▶ [REQUIRED WORK] Return the material word for word. Do not include pictures.
Start
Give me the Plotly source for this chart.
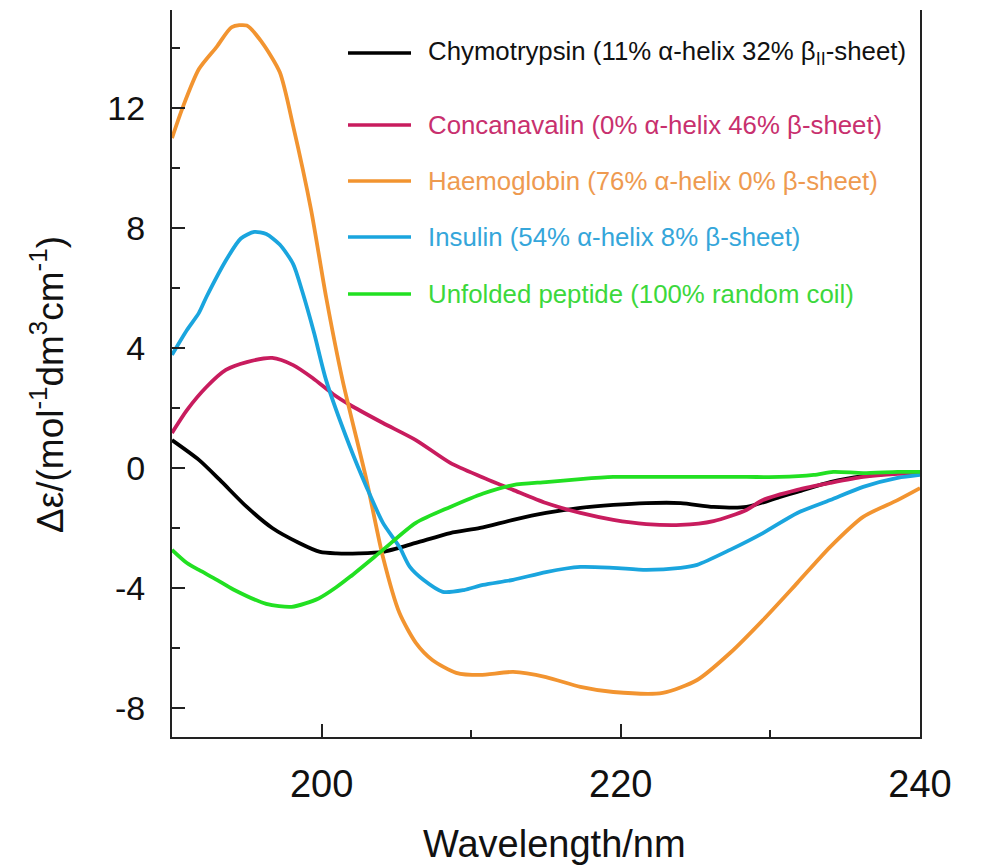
import plotly.graph_objects as go

# Circular dichroism spectra: wavelength (nm) vs delta-epsilon (mol^-1 dm^3 cm^-1)
chymo_x = [190, 191.8, 193.2, 195.0, 196.7, 198.5, 199.9, 201.0, 202.5, 204.1, 206.3, 208.6,
           210.6, 212.8, 215.0, 217.3, 219.5, 221.7, 224.0, 226.2, 228.4, 230.6, 231.8, 234.0,
           236.2, 238.5, 240]
chymo_y = [0.93, 0.27, -0.4, -1.3, -2.0, -2.5, -2.8, -2.85, -2.85, -2.8, -2.5, -2.17,
           -2.0, -1.73, -1.5, -1.33, -1.23, -1.17, -1.17, -1.3, -1.3, -0.97, -0.8, -0.47,
           -0.27, -0.17, -0.13]

conca_x = [190, 191.0, 192.3, 193.6, 195.0, 196.7, 198.1, 199.4, 200.8, 201.9, 204.1, 206.3,
           208.6, 210.7, 212.8, 215.0, 217.3, 219.5, 221.7, 224.0, 226.2, 228.4, 229.5, 231.8,
           234.0, 236.2, 238.5, 240]
conca_y = [1.17, 1.93, 2.7, 3.27, 3.53, 3.67, 3.43, 3.0, 2.45, 2.1, 1.5, 0.93,
           0.17, -0.3, -0.73, -1.17, -1.5, -1.73, -1.87, -1.9, -1.77, -1.4, -1.07, -0.73,
           -0.5, -0.3, -0.2, -0.17]

haemo_x = [190, 190.7, 191.8, 193.0, 194.0, 195.0, 196.0, 197.2, 198.1, 199.3, 200.3, 201.4,
           203.0, 204.1, 205.2, 206.3, 207.4, 209.0, 210.6, 212.8, 215.0, 217.3, 219.5, 222.8,
           225.1, 227.3, 229.5, 231.8, 234.0, 236.2, 238.5, 240]
haemo_y = [11.0, 12.0, 13.3, 14.05, 14.7, 14.75, 14.2, 13.2, 11.4, 8.6, 5.7, 2.93,
           -0.4, -2.97, -4.83, -5.83, -6.4, -6.83, -6.9, -6.8, -6.97, -7.3, -7.47, -7.5,
           -7.07, -6.17, -5.07, -3.83, -2.63, -1.63, -1.07, -0.67]

insul_x = [190, 191.0, 191.8, 192.3, 193.7, 194.6, 195.5, 196.3, 197.2, 198.1, 198.7, 199.5,
           200.3, 201.9, 203.0, 204.1, 205.2, 205.9, 206.8, 208.1, 209.5, 210.8, 212.8, 215.0,
           217.3, 219.5, 221.7, 224.0, 225.1, 227.3, 229.5, 231.8, 234.0, 236.2, 238.5, 240]
insul_y = [3.77, 4.6, 5.17, 5.7, 7.0, 7.65, 7.87, 7.8, 7.45, 6.8, 5.9, 4.5,
           2.93, 0.7, -0.63, -1.83, -2.63, -3.3, -3.73, -4.13, -4.07, -3.9, -3.73, -3.47,
           -3.3, -3.33, -3.4, -3.33, -3.23, -2.73, -2.17, -1.5, -1.07, -0.63, -0.33, -0.23]

unfold_x = [190, 191.0, 191.8, 193.0, 194.1, 196.3, 198.0, 199.8, 201.0, 201.9, 204.1, 206.3,
            208.6, 210.8, 212.8, 215.0, 217.3, 219.5, 221.7, 224.0, 228.4, 230.6, 232.9, 234.2,
            236.2, 238.5, 240]
unfold_y = [-2.73, -3.17, -3.4, -3.73, -4.05, -4.53, -4.63, -4.35, -3.97, -3.63, -2.73, -1.83,
            -1.3, -0.85, -0.57, -0.47, -0.37, -0.3, -0.3, -0.3, -0.3, -0.3, -0.23, -0.13,
            -0.17, -0.13, -0.13]

series_names = [
    "Chymotrypsin (11% α-helix 32% β<sub>II</sub>-sheet)",
    "Concanavalin (0% α-helix 46% β-sheet)",
    "Haemoglobin (76% α-helix 0% β-sheet)",
    "Insulin (54% α-helix 8% β-sheet)",
    "Unfolded peptide (100% random coil)",
]
series_x = [chymo_x, conca_x, haemo_x, insul_x, unfold_x]
series_y = [chymo_y, conca_y, haemo_y, insul_y, unfold_y]
line_colors = ["#000000", "#C81C5E", "#F29430", "#1AA5DE", "#22E022"]
text_colors = ["#111111", "#C8306E", "#EE9A50", "#35A6DA", "#3CD83C"]

# tick positions and their labels (plain hyphen for negatives)
x_ticks = [200, 220, 240]
x_tick_text = ["200", "220", "240"]
y_ticks = [-8, -4, 0, 4, 8, 12]
y_tick_text = ["-8", "-4", "0", "4", "8", "12"]

FONT = "Arial, Liberation Sans, sans-serif"
W, H = 982, 865
L, R, T, B = 172, 62, 10, 128

fig = go.Figure()
for xs, ys, col, name in zip(series_x, series_y, line_colors, series_names):
    fig.add_trace(go.Scatter(x=xs, y=ys, mode="lines", name=name, showlegend=False,
                             line=dict(color=col, width=3.8, shape="spline", smoothing=0.7)))

# hand-placed key in the upper right of the plot area
pw, ph = W - L - R, H - T - B
def px_x(p):
    return (p - L) / pw
def px_y(p):
    return (H - B - p) / ph

row_px = [53, 125, 181, 237, 294]
shapes = []
annotations = []
for name, lc, tc, ry in zip(series_names, line_colors, text_colors, row_px):
    shapes.append(dict(type="line", xref="paper", yref="paper",
                       x0=px_x(348), x1=px_x(411), y0=px_y(ry), y1=px_y(ry),
                       line=dict(color=lc, width=3.5)))
    annotations.append(dict(xref="paper", yref="paper", x=px_x(426), y=px_y(ry),
                            xanchor="left", yanchor="middle", showarrow=False, text=name,
                            font=dict(family=FONT, size=25.8, color=tc)))

annotations.append(dict(xref="paper", yref="paper", x=px_x(554), y=px_y(844),
                        xanchor="center", yanchor="middle", showarrow=False,
                        text="Wavelength/nm", font=dict(family=FONT, size=38, color="#111")))
annotations.append(dict(xref="paper", yref="paper", x=px_x(47), y=px_y(385),
                        xanchor="center", yanchor="middle", showarrow=False, textangle=-90,
                        text="Δε/(mol<sup>-1</sup>dm<sup>3</sup>cm<sup>-1</sup>)",
                        font=dict(family=FONT, size=37, color="#111")))

fig.update_layout(
    width=W, height=H,
    margin=dict(l=L, r=R, t=T, b=B),
    paper_bgcolor="white", plot_bgcolor="white",
    shapes=shapes, annotations=annotations,
    font=dict(family=FONT, color="#111"),
)
fig.update_xaxes(range=[190, 240], tickmode="array", tickvals=x_ticks, ticktext=x_tick_text,
                 ticks="inside", ticklen=13, tickwidth=2, tickcolor="#222",
                 minor=dict(tickmode="linear", dtick=10, tick0=190, ticks="inside", ticklen=7,
                            tickwidth=2, tickcolor="#222"),
                 showline=True, linecolor="#222", linewidth=2, mirror=False,
                 showgrid=False, zeroline=False, ticklabelstandoff=12,
                 tickfont=dict(family=FONT, size=38, color="#111"))
fig.update_yaxes(range=[-8.97, 15.27], tickmode="array", tickvals=y_ticks, ticktext=y_tick_text,
                 ticks="inside", ticklen=13, tickwidth=2, tickcolor="#222",
                 minor=dict(tickmode="linear", dtick=2, tick0=0, ticks="inside", ticklen=8,
                            tickwidth=2, tickcolor="#222"),
                 showline=True, linecolor="#222", linewidth=2, mirror=True,
                 showgrid=False, zeroline=False, ticklabelstandoff=18,
                 tickfont=dict(family=FONT, size=34, color="#111"))

fig.write_html("out.html")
End
▶ [EXPECTED ANSWER]
Give me the Plotly source for this chart.
import plotly.graph_objects as go

# Circular dichroism spectra: wavelength (nm) vs delta-epsilon (mol^-1 dm^3 cm^-1)
chymo_x = [190, 191.8, 193.2, 195.0, 196.7, 198.5, 199.9, 201.0, 202.5, 204.1, 206.3, 208.6,
           210.6, 212.8, 215.0, 217.3, 219.5, 221.7, 224.0, 226.2, 228.4, 230.6, 231.8, 234.0,
           236.2, 238.5, 240]
chymo_y = [0.93, 0.27, -0.4, -1.3, -2.0, -2.5, -2.8, -2.85, -2.85, -2.8, -2.5, -2.17,
           -2.0, -1.73, -1.5, -1.33, -1.23, -1.17, -1.17, -1.3, -1.3, -0.97, -0.8, -0.47,
           -0.27, -0.17, -0.13]

conca_x = [190, 191.0, 192.3, 193.6, 195.0, 196.7, 198.1, 199.4, 200.8, 201.9, 204.1, 206.3,
           208.6, 210.7, 212.8, 215.0, 217.3, 219.5, 221.7, 224.0, 226.2, 228.4, 229.5, 231.8,
           234.0, 236.2, 238.5, 240]
conca_y = [1.17, 1.93, 2.7, 3.27, 3.53, 3.67, 3.43, 3.0, 2.45, 2.1, 1.5, 0.93,
           0.17, -0.3, -0.73, -1.17, -1.5, -1.73, -1.87, -1.9, -1.77, -1.4, -1.07, -0.73,
           -0.5, -0.3, -0.2, -0.17]

haemo_x = [190, 190.7, 191.8, 193.0, 194.0, 195.0, 196.0, 197.2, 198.1, 199.3, 200.3, 201.4,
           203.0, 204.1, 205.2, 206.3, 207.4, 209.0, 210.6, 212.8, 215.0, 217.3, 219.5, 222.8,
           225.1, 227.3, 229.5, 231.8, 234.0, 236.2, 238.5, 240]
haemo_y = [11.0, 12.0, 13.3, 14.05, 14.7, 14.75, 14.2, 13.2, 11.4, 8.6, 5.7, 2.93,
           -0.4, -2.97, -4.83, -5.83, -6.4, -6.83, -6.9, -6.8, -6.97, -7.3, -7.47, -7.5,
           -7.07, -6.17, -5.07, -3.83, -2.63, -1.63, -1.07, -0.67]

insul_x = [190, 191.0, 191.8, 192.3, 193.7, 194.6, 195.5, 196.3, 197.2, 198.1, 198.7, 199.5,
           200.3, 201.9, 203.0, 204.1, 205.2, 205.9, 206.8, 208.1, 209.5, 210.8, 212.8, 215.0,
           217.3, 219.5, 221.7, 224.0, 225.1, 227.3, 229.5, 231.8, 234.0, 236.2, 238.5, 240]
insul_y = [3.77, 4.6, 5.17, 5.7, 7.0, 7.65, 7.87, 7.8, 7.45, 6.8, 5.9, 4.5,
           2.93, 0.7, -0.63, -1.83, -2.63, -3.3, -3.73, -4.13, -4.07, -3.9, -3.73, -3.47,
           -3.3, -3.33, -3.4, -3.33, -3.23, -2.73, -2.17, -1.5, -1.07, -0.63, -0.33, -0.23]

unfold_x = [190, 191.0, 191.8, 193.0, 194.1, 196.3, 198.0, 199.8, 201.0, 201.9, 204.1, 206.3,
            208.6, 210.8, 212.8, 215.0, 217.3, 219.5, 221.7, 224.0, 228.4, 230.6, 232.9, 234.2,
            236.2, 238.5, 240]
unfold_y = [-2.73, -3.17, -3.4, -3.73, -4.05, -4.53, -4.63, -4.35, -3.97, -3.63, -2.73, -1.83,
            -1.3, -0.85, -0.57, -0.47, -0.37, -0.3, -0.3, -0.3, -0.3, -0.3, -0.23, -0.13,
            -0.17, -0.13, -0.13]

series_names = [
    "Chymotrypsin (11% α-helix 32% β<sub>II</sub>-sheet)",
    "Concanavalin (0% α-helix 46% β-sheet)",
    "Haemoglobin (76% α-helix 0% β-sheet)",
    "Insulin (54% α-helix 8% β-sheet)",
    "Unfolded peptide (100% random coil)",
]
series_x = [chymo_x, conca_x, haemo_x, insul_x, unfold_x]
series_y = [chymo_y, conca_y, haemo_y, insul_y, unfold_y]
line_colors = ["#000000", "#C81C5E", "#F29430", "#1AA5DE", "#22E022"]
text_colors = ["#111111", "#C8306E", "#EE9A50", "#35A6DA", "#3CD83C"]

# tick positions and their labels (plain hyphen for negatives)
x_ticks = [200, 220, 240]
x_tick_text = ["200", "220", "240"]
y_ticks = [-8, -4, 0, 4, 8, 12]
y_tick_text = ["-8", "-4", "0", "4", "8", "12"]

FONT = "Arial, Liberation Sans, sans-serif"
W, H = 982, 865
L, R, T, B = 172, 62, 10, 128

fig = go.Figure()
for xs, ys, col, name in zip(series_x, series_y, line_colors, series_names):
    fig.add_trace(go.Scatter(x=xs, y=ys, mode="lines", name=name, showlegend=False,
                             line=dict(color=col, width=3.8, shape="spline", smoothing=0.7)))

# hand-placed key in the upper right of the plot area
pw, ph = W - L - R, H - T - B
def px_x(p):
    return (p - L) / pw
def px_y(p):
    return (H - B - p) / ph

row_px = [53, 125, 181, 237, 294]
shapes = []
annotations = []
for name, lc, tc, ry in zip(series_names, line_colors, text_colors, row_px):
    shapes.append(dict(type="line", xref="paper", yref="paper",
                       x0=px_x(348), x1=px_x(411), y0=px_y(ry), y1=px_y(ry),
                       line=dict(color=lc, width=3.5)))
    annotations.append(dict(xref="paper", yref="paper", x=px_x(426), y=px_y(ry),
                            xanchor="left", yanchor="middle", showarrow=False, text=name,
                            font=dict(family=FONT, size=25.8, color=tc)))

annotations.append(dict(xref="paper", yref="paper", x=px_x(554), y=px_y(844),
                        xanchor="center", yanchor="middle", showarrow=False,
                        text="Wavelength/nm", font=dict(family=FONT, size=38, color="#111")))
annotations.append(dict(xref="paper", yref="paper", x=px_x(47), y=px_y(385),
                        xanchor="center", yanchor="middle", showarrow=False, textangle=-90,
                        text="Δε/(mol<sup>-1</sup>dm<sup>3</sup>cm<sup>-1</sup>)",
                        font=dict(family=FONT, size=37, color="#111")))

fig.update_layout(
    width=W, height=H,
    margin=dict(l=L, r=R, t=T, b=B),
    paper_bgcolor="white", plot_bgcolor="white",
    shapes=shapes, annotations=annotations,
    font=dict(family=FONT, color="#111"),
)
fig.update_xaxes(range=[190, 240], tickmode="array", tickvals=x_ticks, ticktext=x_tick_text,
                 ticks="inside", ticklen=13, tickwidth=2, tickcolor="#222",
                 minor=dict(tickmode="linear", dtick=10, tick0=190, ticks="inside", ticklen=7,
                            tickwidth=2, tickcolor="#222"),
                 showline=True, linecolor="#222", linewidth=2, mirror=False,
                 showgrid=False, zeroline=False, ticklabelstandoff=12,
                 tickfont=dict(family=FONT, size=38, color="#111"))
fig.update_yaxes(range=[-8.97, 15.27], tickmode="array", tickvals=y_ticks, ticktext=y_tick_text,
                 ticks="inside", ticklen=13, tickwidth=2, tickcolor="#222",
                 minor=dict(tickmode="linear", dtick=2, tick0=0, ticks="inside", ticklen=8,
                            tickwidth=2, tickcolor="#222"),
                 showline=True, linecolor="#222", linewidth=2, mirror=True,
                 showgrid=False, zeroline=False, ticklabelstandoff=18,
                 tickfont=dict(family=FONT, size=34, color="#111"))

fig.write_html("out.html")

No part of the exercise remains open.